Turning results into action

The work of a feedback survey is not finished when the responses arrive; that is where it begins. Start by sharing a summary of the results with the whole organization, including the uncomfortable parts. People are remarkably forgiving of problems that are acknowledged honestly and remarkably resentful of problems that are buried. Then choose a small number of changes you will commit to, communicate them clearly, and report back on progress.

Closing the loop is what converts a survey into a system. When employees see that their last round of feedback produced visible change, the next round gets more honest and more complete participation. Over time this builds a virtuous cycle in which feedback is trusted, acted upon, and continuously improved. Fast-moving teams, especially those at SaaS startups, benefit enormously from this discipline because their culture is still forming and small course corrections compound quickly.
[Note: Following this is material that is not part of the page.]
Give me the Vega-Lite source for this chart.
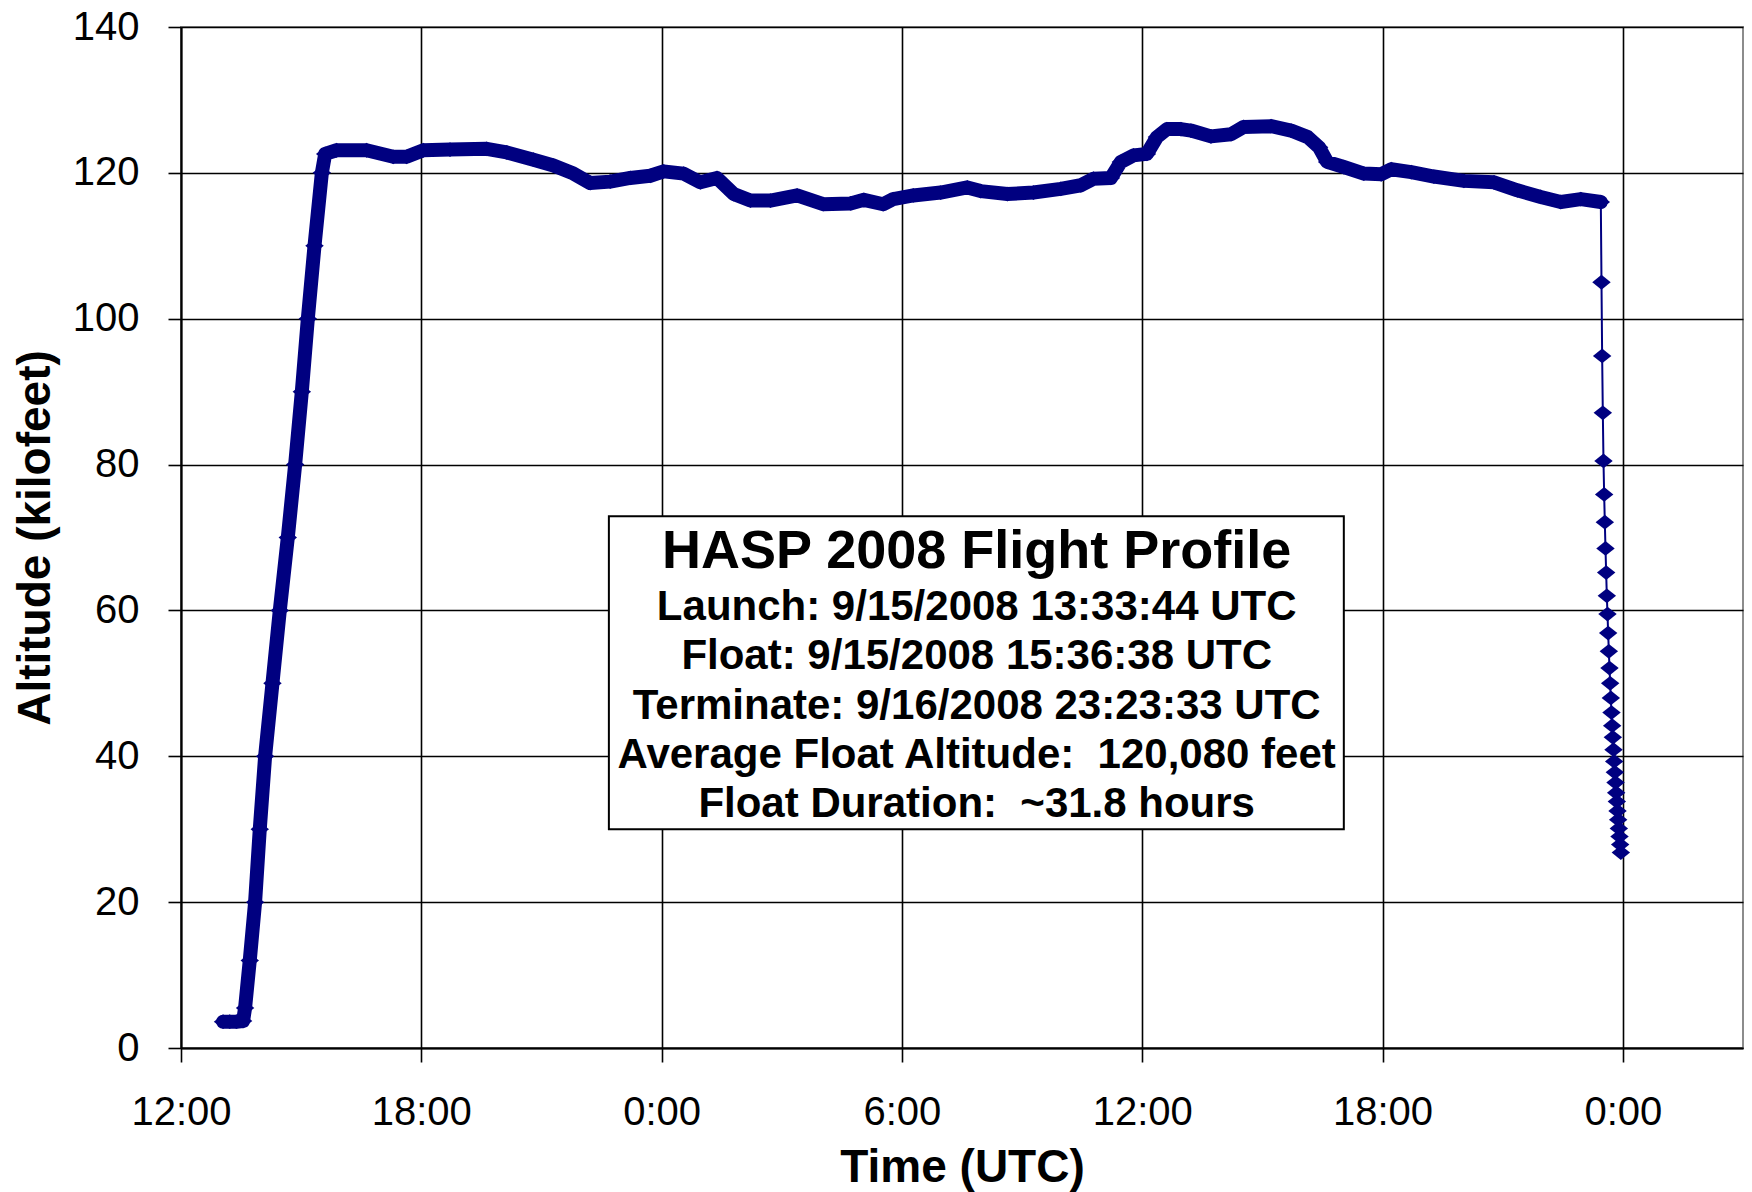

Frequently Asked Questions

How long should an employee feedback survey be? Aim for a length that respects people's time. A pulse survey can be a handful of questions completed in under two minutes, while a comprehensive annual survey might take ten to fifteen minutes. The right length is the shortest one that still answers the questions you actually need answered.

Should employee feedback surveys be anonymous? In most cases, yes. Anonymity encourages candor, particularly on sensitive topics like management or compensation. You can still segment results by team or tenure without identifying individuals, which preserves both honesty and usefulness.

How do I increase response rates? Keep surveys short, explain clearly how the data will be used, give people time within work hours to respond, and most importantly demonstrate that previous feedback led to real action. Visible follow-through is the strongest possible incentive to participate.

What is the difference between a feedback survey and an engagement survey? An engagement survey specifically measures commitment, motivation, and connection to the organization. A feedback survey is broader and can cover any topic on which you want input, from tools and processes to culture and leadership.